## WHAT IS EXPECTED
Begin at the first line of the data and copy each line through the one containing "const pairs = ys", that line included, with no pictures.

## SOURCE EXCERPT
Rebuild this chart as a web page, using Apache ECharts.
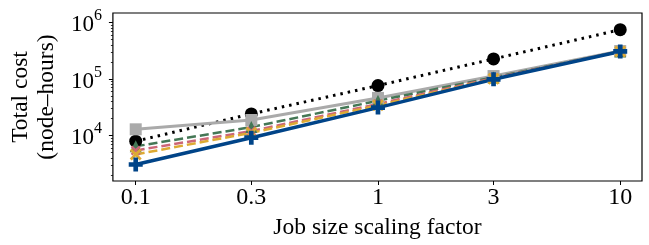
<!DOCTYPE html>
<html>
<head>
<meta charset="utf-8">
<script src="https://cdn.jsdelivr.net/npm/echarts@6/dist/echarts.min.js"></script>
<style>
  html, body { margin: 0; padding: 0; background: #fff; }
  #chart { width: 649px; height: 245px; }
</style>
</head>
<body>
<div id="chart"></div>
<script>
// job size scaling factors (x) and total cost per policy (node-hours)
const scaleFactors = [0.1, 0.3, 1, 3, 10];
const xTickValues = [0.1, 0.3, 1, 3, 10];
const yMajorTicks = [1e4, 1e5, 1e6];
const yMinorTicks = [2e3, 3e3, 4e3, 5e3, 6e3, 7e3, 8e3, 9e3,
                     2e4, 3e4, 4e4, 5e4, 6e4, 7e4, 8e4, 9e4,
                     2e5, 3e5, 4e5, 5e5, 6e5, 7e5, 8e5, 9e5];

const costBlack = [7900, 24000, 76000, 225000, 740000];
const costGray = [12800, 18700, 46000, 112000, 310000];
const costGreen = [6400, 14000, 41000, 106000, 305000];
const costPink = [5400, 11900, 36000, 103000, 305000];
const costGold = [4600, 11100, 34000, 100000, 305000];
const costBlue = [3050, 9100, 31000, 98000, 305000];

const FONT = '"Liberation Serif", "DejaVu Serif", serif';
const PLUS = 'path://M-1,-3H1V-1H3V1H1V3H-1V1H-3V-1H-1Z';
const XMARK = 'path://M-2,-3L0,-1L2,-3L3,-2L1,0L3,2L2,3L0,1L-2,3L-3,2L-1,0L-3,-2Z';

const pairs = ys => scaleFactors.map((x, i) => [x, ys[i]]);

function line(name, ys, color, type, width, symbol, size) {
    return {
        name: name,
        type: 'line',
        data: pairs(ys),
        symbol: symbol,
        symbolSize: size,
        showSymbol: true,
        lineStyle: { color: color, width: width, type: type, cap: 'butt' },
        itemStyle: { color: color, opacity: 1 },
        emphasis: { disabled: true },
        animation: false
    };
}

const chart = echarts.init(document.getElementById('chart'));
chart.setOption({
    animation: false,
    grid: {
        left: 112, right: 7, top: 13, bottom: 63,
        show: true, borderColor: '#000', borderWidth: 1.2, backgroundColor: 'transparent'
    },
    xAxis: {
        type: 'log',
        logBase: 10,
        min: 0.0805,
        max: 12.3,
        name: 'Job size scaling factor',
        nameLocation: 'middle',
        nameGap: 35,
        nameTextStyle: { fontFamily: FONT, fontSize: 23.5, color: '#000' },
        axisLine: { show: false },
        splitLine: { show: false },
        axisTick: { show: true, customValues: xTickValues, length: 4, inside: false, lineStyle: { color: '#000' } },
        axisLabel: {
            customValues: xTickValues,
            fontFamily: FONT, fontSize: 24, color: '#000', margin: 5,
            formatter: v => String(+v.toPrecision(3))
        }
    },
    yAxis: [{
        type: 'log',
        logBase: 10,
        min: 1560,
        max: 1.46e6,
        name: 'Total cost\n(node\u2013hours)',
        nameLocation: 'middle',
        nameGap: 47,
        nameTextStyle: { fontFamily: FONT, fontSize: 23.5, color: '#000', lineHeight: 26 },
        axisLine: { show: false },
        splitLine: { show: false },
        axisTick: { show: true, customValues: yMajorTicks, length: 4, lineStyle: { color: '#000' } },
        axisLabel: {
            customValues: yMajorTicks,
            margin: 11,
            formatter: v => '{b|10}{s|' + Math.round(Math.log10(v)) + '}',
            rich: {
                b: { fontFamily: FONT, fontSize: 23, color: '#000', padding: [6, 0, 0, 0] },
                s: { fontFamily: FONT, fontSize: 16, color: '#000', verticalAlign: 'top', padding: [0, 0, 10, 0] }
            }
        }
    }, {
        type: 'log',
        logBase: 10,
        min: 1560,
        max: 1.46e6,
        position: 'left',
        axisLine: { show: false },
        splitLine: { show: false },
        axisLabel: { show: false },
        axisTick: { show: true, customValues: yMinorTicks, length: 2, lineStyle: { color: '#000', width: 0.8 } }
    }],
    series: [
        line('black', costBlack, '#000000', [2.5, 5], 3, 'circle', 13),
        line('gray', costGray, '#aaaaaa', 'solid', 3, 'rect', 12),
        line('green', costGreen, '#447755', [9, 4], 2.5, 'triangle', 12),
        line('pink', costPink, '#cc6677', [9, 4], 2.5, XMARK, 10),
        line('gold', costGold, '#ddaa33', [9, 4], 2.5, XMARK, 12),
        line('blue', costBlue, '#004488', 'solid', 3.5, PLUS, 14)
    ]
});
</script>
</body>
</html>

## RESULT OF THE TASK
Rebuild this chart as a web page, using Apache ECharts.
<!DOCTYPE html>
<html>
<head>
<meta charset="utf-8">
<script src="https://cdn.jsdelivr.net/npm/echarts@6/dist/echarts.min.js"></script>
<style>
  html, body { margin: 0; padding: 0; background: #fff; }
  #chart { width: 649px; height: 245px; }
</style>
</head>
<body>
<div id="chart"></div>
<script>
// job size scaling factors (x) and total cost per policy (node-hours)
const scaleFactors = [0.1, 0.3, 1, 3, 10];
const xTickValues = [0.1, 0.3, 1, 3, 10];
const yMajorTicks = [1e4, 1e5, 1e6];
const yMinorTicks = [2e3, 3e3, 4e3, 5e3, 6e3, 7e3, 8e3, 9e3,
                     2e4, 3e4, 4e4, 5e4, 6e4, 7e4, 8e4, 9e4,
                     2e5, 3e5, 4e5, 5e5, 6e5, 7e5, 8e5, 9e5];

const costBlack = [7900, 24000, 76000, 225000, 740000];
const costGray = [12800, 18700, 46000, 112000, 310000];
const costGreen = [6400, 14000, 41000, 106000, 305000];
const costPink = [5400, 11900, 36000, 103000, 305000];
const costGold = [4600, 11100, 34000, 100000, 305000];
const costBlue = [3050, 9100, 31000, 98000, 305000];

const FONT = '"Liberation Serif", "DejaVu Serif", serif';
const PLUS = 'path://M-1,-3H1V-1H3V1H1V3H-1V1H-3V-1H-1Z';
const XMARK = 'path://M-2,-3L0,-1L2,-3L3,-2L1,0L3,2L2,3L0,1L-2,3L-3,2L-1,0L-3,-2Z';

const pairs = ys => scaleFactors.map((x, i) => [x, ys[i]]);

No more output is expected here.